■ DATA SHOWN

┄┄┄┄┄┄┄┄┄┄┄┄┄┄┄┄┄┄┄┄

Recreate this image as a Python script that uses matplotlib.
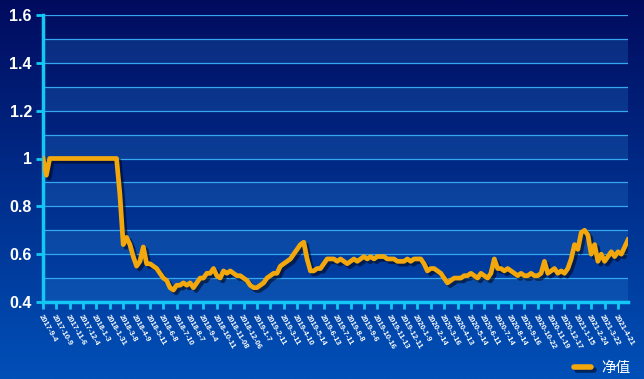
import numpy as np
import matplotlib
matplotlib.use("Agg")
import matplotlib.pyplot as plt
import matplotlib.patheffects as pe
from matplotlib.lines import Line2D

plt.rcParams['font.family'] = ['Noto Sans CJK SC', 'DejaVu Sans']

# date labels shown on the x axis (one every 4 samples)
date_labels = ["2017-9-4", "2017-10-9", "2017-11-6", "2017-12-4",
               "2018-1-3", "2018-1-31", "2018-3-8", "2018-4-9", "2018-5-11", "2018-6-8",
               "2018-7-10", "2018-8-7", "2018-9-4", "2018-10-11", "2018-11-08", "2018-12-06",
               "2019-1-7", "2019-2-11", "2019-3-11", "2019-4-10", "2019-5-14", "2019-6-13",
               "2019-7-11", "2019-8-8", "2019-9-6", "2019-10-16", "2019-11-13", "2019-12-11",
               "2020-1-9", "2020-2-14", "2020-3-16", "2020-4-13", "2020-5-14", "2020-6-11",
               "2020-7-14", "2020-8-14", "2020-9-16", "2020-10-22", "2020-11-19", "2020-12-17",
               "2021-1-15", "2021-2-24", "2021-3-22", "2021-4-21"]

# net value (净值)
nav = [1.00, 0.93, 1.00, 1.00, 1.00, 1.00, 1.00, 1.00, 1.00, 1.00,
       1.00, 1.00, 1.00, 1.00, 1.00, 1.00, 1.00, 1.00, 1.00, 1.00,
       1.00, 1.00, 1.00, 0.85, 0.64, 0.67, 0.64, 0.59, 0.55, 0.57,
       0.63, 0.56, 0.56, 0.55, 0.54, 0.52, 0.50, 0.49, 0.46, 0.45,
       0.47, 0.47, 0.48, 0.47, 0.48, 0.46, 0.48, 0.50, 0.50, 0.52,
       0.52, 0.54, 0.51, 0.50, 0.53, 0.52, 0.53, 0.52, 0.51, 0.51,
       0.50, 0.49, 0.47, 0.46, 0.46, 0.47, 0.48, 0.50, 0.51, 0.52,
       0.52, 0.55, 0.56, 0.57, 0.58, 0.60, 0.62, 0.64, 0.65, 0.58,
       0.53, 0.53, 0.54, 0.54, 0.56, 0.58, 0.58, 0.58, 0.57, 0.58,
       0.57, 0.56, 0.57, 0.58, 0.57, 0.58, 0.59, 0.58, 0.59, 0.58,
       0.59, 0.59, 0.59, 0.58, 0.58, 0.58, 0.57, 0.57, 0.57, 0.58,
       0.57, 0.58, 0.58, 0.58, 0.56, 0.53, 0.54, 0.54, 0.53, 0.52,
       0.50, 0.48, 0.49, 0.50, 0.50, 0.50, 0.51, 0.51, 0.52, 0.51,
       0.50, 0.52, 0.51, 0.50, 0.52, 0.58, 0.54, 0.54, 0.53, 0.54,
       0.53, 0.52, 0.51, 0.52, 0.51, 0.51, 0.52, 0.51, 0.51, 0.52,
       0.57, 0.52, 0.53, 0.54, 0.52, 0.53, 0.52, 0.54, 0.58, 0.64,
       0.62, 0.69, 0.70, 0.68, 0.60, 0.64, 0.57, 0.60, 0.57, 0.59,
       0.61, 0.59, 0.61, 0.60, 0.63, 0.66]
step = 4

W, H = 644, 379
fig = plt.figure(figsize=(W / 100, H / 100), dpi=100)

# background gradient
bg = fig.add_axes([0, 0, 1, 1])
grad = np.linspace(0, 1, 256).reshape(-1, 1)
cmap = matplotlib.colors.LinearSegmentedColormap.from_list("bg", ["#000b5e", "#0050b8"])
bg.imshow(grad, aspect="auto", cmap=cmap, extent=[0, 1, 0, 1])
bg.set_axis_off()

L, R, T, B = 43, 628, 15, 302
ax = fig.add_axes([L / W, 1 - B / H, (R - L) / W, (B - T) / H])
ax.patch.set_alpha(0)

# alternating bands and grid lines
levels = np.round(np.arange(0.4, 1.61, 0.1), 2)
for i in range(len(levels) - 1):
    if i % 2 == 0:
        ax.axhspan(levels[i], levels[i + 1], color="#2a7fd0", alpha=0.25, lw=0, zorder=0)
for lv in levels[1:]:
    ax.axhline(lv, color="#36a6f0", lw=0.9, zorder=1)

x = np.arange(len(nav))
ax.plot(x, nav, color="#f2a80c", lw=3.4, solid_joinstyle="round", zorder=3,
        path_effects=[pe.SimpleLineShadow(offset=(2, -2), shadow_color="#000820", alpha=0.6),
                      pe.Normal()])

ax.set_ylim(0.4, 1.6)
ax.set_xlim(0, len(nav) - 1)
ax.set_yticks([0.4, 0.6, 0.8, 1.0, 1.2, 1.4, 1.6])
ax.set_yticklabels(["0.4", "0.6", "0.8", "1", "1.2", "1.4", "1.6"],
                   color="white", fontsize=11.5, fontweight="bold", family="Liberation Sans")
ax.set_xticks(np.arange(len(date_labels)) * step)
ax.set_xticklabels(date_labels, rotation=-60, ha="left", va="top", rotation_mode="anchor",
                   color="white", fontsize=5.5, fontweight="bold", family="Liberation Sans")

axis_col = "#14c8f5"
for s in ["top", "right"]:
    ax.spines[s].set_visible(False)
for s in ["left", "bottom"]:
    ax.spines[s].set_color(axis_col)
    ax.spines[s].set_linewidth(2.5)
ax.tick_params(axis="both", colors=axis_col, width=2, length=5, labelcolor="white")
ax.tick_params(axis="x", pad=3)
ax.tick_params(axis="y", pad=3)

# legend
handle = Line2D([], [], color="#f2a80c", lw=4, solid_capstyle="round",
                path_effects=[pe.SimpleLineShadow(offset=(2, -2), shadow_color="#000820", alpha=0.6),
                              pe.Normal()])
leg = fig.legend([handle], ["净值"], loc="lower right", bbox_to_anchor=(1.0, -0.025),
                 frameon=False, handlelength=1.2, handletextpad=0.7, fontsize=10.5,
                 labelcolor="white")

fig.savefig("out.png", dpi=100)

┄┄┄┄┄┄┄┄┄┄┄┄┄┄┄┄┄┄┄┄

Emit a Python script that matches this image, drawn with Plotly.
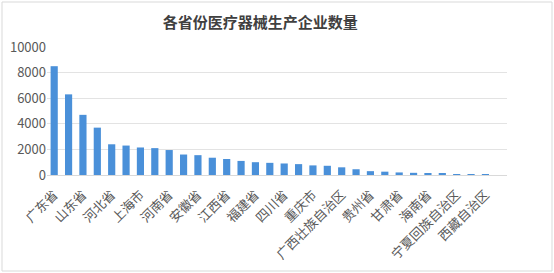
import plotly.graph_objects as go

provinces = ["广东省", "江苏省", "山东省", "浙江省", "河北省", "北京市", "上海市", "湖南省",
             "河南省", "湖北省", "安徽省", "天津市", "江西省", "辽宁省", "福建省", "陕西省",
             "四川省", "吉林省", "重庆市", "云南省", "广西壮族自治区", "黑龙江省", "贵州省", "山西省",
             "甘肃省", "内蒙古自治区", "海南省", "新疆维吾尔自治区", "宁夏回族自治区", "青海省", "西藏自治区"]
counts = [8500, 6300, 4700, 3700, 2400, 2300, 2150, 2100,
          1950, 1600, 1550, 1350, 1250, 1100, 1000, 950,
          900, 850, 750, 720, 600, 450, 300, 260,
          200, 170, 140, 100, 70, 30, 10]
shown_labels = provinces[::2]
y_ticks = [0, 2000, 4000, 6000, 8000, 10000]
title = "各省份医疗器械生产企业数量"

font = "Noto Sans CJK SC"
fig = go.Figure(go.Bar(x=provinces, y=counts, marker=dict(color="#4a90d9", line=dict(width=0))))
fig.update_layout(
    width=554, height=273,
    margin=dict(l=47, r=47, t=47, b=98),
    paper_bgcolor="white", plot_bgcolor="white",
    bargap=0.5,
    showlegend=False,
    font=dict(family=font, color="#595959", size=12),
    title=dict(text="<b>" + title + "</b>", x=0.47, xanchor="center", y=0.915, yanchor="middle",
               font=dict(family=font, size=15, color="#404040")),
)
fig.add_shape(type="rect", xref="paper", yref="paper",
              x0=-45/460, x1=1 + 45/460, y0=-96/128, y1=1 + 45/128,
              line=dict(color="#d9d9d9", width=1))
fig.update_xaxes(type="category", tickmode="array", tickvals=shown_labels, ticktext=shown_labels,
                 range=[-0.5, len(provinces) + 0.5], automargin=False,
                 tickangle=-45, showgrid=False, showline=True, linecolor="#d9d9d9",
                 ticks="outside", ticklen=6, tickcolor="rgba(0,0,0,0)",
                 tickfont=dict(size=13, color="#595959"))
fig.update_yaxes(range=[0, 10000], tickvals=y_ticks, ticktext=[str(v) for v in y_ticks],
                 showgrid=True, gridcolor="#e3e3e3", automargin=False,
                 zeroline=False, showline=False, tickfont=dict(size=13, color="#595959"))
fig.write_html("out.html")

┄┄┄┄┄┄┄┄┄┄┄┄┄┄┄┄┄┄┄┄

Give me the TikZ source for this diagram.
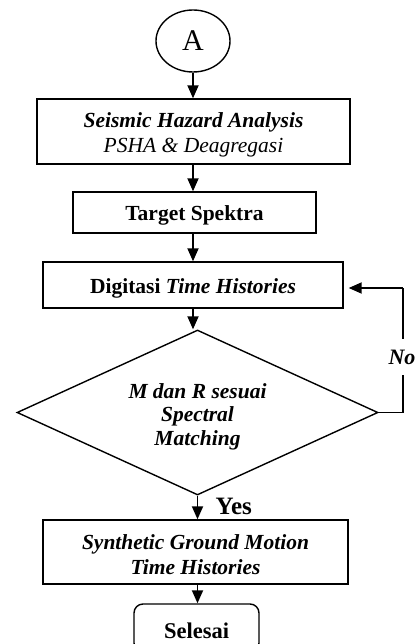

┄┄┄┄┄┄┄┄┄┄┄┄┄┄┄┄┄┄┄┄

■ OBJECTIVE
Report all lines of the material that contain the word "Python".

■ SOLUTION BELOW
Recreate this image as a Python script that uses matplotlib.
Emit a Python script that matches this image, drawn with Plotly.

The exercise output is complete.